I'm on vacation for a couple weeks but can help asynchronously on this thread. The concepts presented in example 52 are applicable pretty much 1:1 over here. I'm specifically referring to how the gather tensors layouts are transcribed. You can use the same custom indexed gather strides used in that example for your usecase. I recommend starting with a single file cute kernel like the cute tutorial

hwu36 · 2024-02-05T22:25:20Z

does https://github.com/NVIDIA/cutlass/blob/main/examples/24_gemm_grouped/gemm_grouped.cu meet your need to run multiple GEMMs in parallel?

does https://github.com/NVIDIA/cutlass/blob/main/examples/36_gather_scatter_fusion/gather_scatter_fusion.cu meet your need to fuse gather/scatter into a GEMM?

If yes to both, you could just merge ex36 into ex24 which is fairly easy. gather/scatter adds these three templates into the highest level templates. and these three arguments into top level arguments.
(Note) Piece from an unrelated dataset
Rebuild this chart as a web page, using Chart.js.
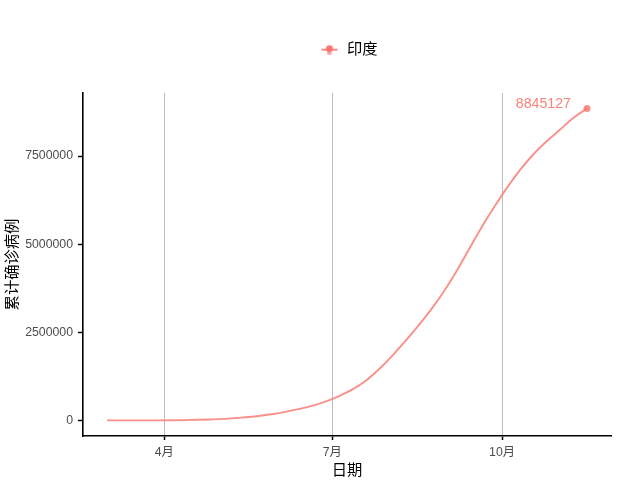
<!DOCTYPE html>
<html>
<head>
<meta charset="utf-8">
<script src="https://cdn.jsdelivr.net/npm/chart.js@4/dist/chart.umd.min.js"></script>
<style>
  html, body { margin: 0; padding: 0; background: #fff; }
</style>
</head>
<body>
<canvas id="chart" width="640" height="480"></canvas>
<script>
"use strict";

// series: India, cumulative confirmed cases (weekly readings)
const seriesName = "印度";
const dates = [
    "2020-03-01", "2020-03-08", "2020-03-15", "2020-03-22", "2020-03-29",
    "2020-04-05", "2020-04-12", "2020-04-19", "2020-04-26", "2020-05-03",
    "2020-05-10", "2020-05-17", "2020-05-24", "2020-05-31", "2020-06-07",
    "2020-06-14", "2020-06-21", "2020-06-28", "2020-07-05", "2020-07-12",
    "2020-07-19", "2020-07-26", "2020-08-02", "2020-08-09", "2020-08-16",
    "2020-08-23", "2020-08-30", "2020-09-06", "2020-09-13", "2020-09-20",
    "2020-09-27", "2020-10-04", "2020-10-11", "2020-10-18", "2020-10-25",
    "2020-11-01", "2020-11-08", "2020-11-15", "2020-11-16"
];
const cases = [
    3, 39, 113, 396, 1024,
    4289, 9205, 17265, 27890, 42533,
    67161, 95698, 138845, 190609, 257486,
    332424, 425282, 548318, 697413, 878254,
    1118043, 1435453, 1803695, 2215074, 2647663,
    3106348, 3621245, 4204613, 4846427, 5487580,
    6074702, 6623815, 7120538, 7550273, 7909959,
    8229313, 8553657, 8814579, 8845127
];

// axis ticks
const xTickDates = ["2020-04-01", "2020-07-01", "2020-10-01"];
const xTickLabels = ["4月", "7月", "10月"];
const yTickValues = [0, 2500000, 5000000, 7500000];
const xTitle = "日期";
const yTitle = "累计确诊病例";

const DAY = 86400000;
const t0 = Date.parse(dates[0]);
const toDay = d => Math.round((Date.parse(d) - t0) / DAY);

const points = dates.map((d, i) => ({ x: toDay(d), y: cases[i] }));
const xTicks = xTickDates.map(toDay);
const last = points.length - 1;

// ggplot-like 5% expansion of the data range
const xSpan = points[last].x - points[0].x;
const ySpan = Math.max(...cases) - Math.min(...cases);

const lineColor = "rgba(248,118,109,0.8)";
const keyColor = "#F8766D";
const fontFamily = "'Liberation Sans', 'Noto Sans CJK SC', sans-serif";
const tickFont = { family: fontFamily, size: 12.3 };
const titleFont = { family: fontFamily, size: 15.3 };

// legend key: line through a point, like the ggplot key
function makeKey() {
    const c = document.createElement("canvas");
    c.width = 20; c.height = 16;
    const g = c.getContext("2d");
    g.strokeStyle = keyColor;
    g.lineWidth = 1.7;
    g.beginPath(); g.moveTo(2, 8); g.lineTo(18, 8); g.stroke();
    g.fillStyle = keyColor;
    g.beginPath(); g.arc(10, 7, 3.5, 0, Math.PI * 2); g.fill();
    g.font = "bold 8px 'Liberation Sans'";
    g.textAlign = "center"; g.textBaseline = "middle";
    g.fillText("a", 10, 11);
    return c;
}

// fixed legend band height and shift it to centre over the panel
const legendTweak = {
    id: "legendTweak",
    afterInit(chart) {
        const lg = chart.legend;
        const fit = lg.fit;
        lg.fit = function () { fit.call(this); this.height = 93; };
        const draw = lg.draw;
        lg.draw = function () {
            const ctx = this.ctx;
            ctx.save();
            ctx.translate(43, 0);
            draw.call(this);
            ctx.restore();
        };
    }
};

// value label at the last point
const endLabel = {
    id: "endLabel",
    afterDatasetsDraw(chart) {
        const el = chart.getDatasetMeta(0).data[last];
        const ctx = chart.ctx;
        ctx.save();
        ctx.fillStyle = "rgba(248,118,109,0.9)";
        ctx.font = "14.2px 'Liberation Sans', sans-serif";
        ctx.textAlign = "right";
        ctx.textBaseline = "middle";
        ctx.fillText(String(cases[last]), el.x - 16, el.y - 4.5);
        ctx.restore();
    }
};

new Chart(document.getElementById("chart"), {
    type: "line",
    data: {
        datasets: [{
            label: seriesName,
            data: points,
            borderColor: lineColor,
            backgroundColor: lineColor,
            borderWidth: 1.9,
            cubicInterpolationMode: "monotone",
            pointRadius: ctx => ctx.dataIndex === last ? 3.5 : 0,
            pointBackgroundColor: lineColor,
            pointBorderWidth: 0,
            pointStyle: "circle"
        }]
    },
    options: {
        responsive: false,
        devicePixelRatio: 1,
        animation: false,
        layout: { padding: { left: 0, right: 29, top: 0, bottom: 0 } },
        plugins: {
            legend: {
                position: "top",
                labels: {
                    usePointStyle: true,
                    pointStyle: makeKey(),
                    pointStyleWidth: 20,
                    boxHeight: 14,
                    padding: 42,
                    color: "#000",
                    font: titleFont
                }
            },
            tooltip: { enabled: false }
        },
        scales: {
            x: {
                type: "linear",
                min: points[0].x - xSpan * 0.05,
                max: points[last].x + xSpan * 0.05,
                afterBuildTicks: s => { s.ticks = xTicks.map(v => ({ value: v })); },
                afterFit: s => { s.height = 44; },
                grid: {
                    color: "#BEBEBE",
                    lineWidth: 1,
                    tickColor: "#000",
                    tickLength: 4,
                    tickWidth: 1.5
                },
                border: { color: "#000", width: 1.6 },
                ticks: {
                    color: "#4D4D4D",
                    font: tickFont,
                    padding: 5,
                    maxRotation: 0,
                    callback: v => xTickLabels[xTicks.indexOf(v)]
                },
                title: {
                    display: true,
                    text: xTitle,
                    color: "#000",
                    font: titleFont,
                    padding: { top: 0, bottom: 0 }
                }
            },
            y: {
                type: "linear",
                min: Math.min(...cases) - ySpan * 0.05,
                max: Math.max(...cases) + ySpan * 0.05,
                afterBuildTicks: s => { s.ticks = yTickValues.map(v => ({ value: v })); },
                afterFit: s => { s.width = 83; },
                grid: {
                    drawOnChartArea: false,
                    tickColor: "#000",
                    tickLength: 5,
                    tickWidth: 1.5
                },
                border: { color: "#000", width: 1.6 },
                ticks: {
                    color: "#4D4D4D",
                    font: tickFont,
                    padding: 5,
                    callback: v => String(v)
                },
                title: {
                    display: true,
                    text: yTitle,
                    color: "#000",
                    font: titleFont,
                    padding: { top: 4, bottom: 0 }
                }
            }
        }
    },
    plugins: [legendTweak, endLabel]
});
</script>
</body>
</html>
So, what you need to do is to add these into group gemm interface.

group gemm and gather/scatter use the same underlying gemm implementation. so you just need to do some plumbing in the top levels device and kernel levels.

@shangz-ai

jeromeku · 2024-02-15T03:22:54Z

@hwu36

I'm also interested in combining grouped gemms with gather / scatter fusion for Ampere (non-Hopper) architectures.
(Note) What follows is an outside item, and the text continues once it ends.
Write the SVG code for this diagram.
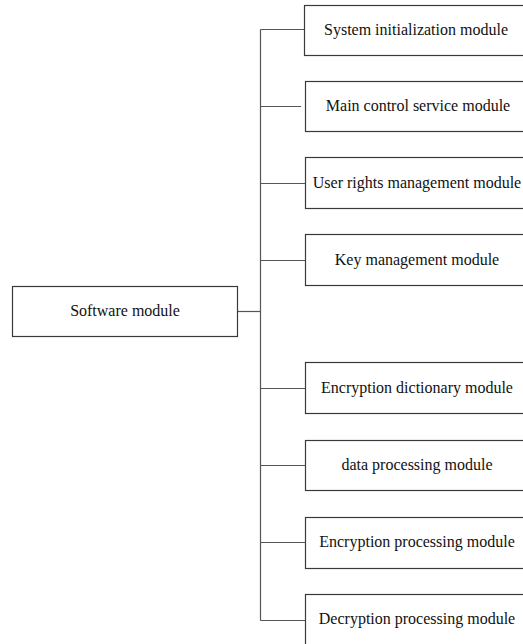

I see that both examples use the same underlying kernel GemmUniversal.

Other than adapting the top-level arguments and templates per your previous answer, what other changes do I need to make to the underlying code in GemmGrouped such that it properly constructs, initializes and passes the args for the individual gather / scatter kernels?

I.e., other than instantiating the underlying gemm kernel for the grouped gemm per above and adding the tensor indices to the grouped gemm arguments struct, what else needs to be done to pass these indices to the gather / scatter gemms? What I'm not clear on is how the top-level GemmGroup arguments interact with the underlying kernels (GemmUniversal).

hwu36 · 2024-02-15T03:24:23Z

@jackkosaian ^ ^

jackkosaian · 2024-02-15T12:33:48Z

@jeromeku,

It sounds like you've already figured out where new Arguments should be placed: here.

You'll also need to add them to the kernel's Params struct here, similar to how they are added for GemmUniversal::Params here (but noting that you'll have pointers to the gather/scatter index pointers for grouped GEMM since you want one list of indices per problem in the group).

Then, you need to augment the kernel::GemmGrouped::operator() to (1) determine which gather/scatter pointer to use for a given tile being processed by the thread block, and (2) pass these pointers down to lower levels of the kernel.

(1) can be achieved by indexing into the gather/scatter pointers in Params using problem_idx similar to what grouped GEMM does for A/B pointers here.

(2) can be done by following the pattern of use of the gather/scatter indices that is used by GemmUniversal::operator() (e.g., here.)

I hope this helps!

jeromeku · 2024-02-15T18:54:24Z

@jackkosaian

Thanks for the clear explanation!

For the gather / scatter kernels, if I'm gathering rows of A (and scattering into rows of C / D), are there additional checks that need to be implemented to ensure that each gemm size is valid?

For example, if I'm using TensorOps, the minimum M is 16 as predetermined by the tensor core instruction and thus the warp and tile shapes need to be multiples of 16.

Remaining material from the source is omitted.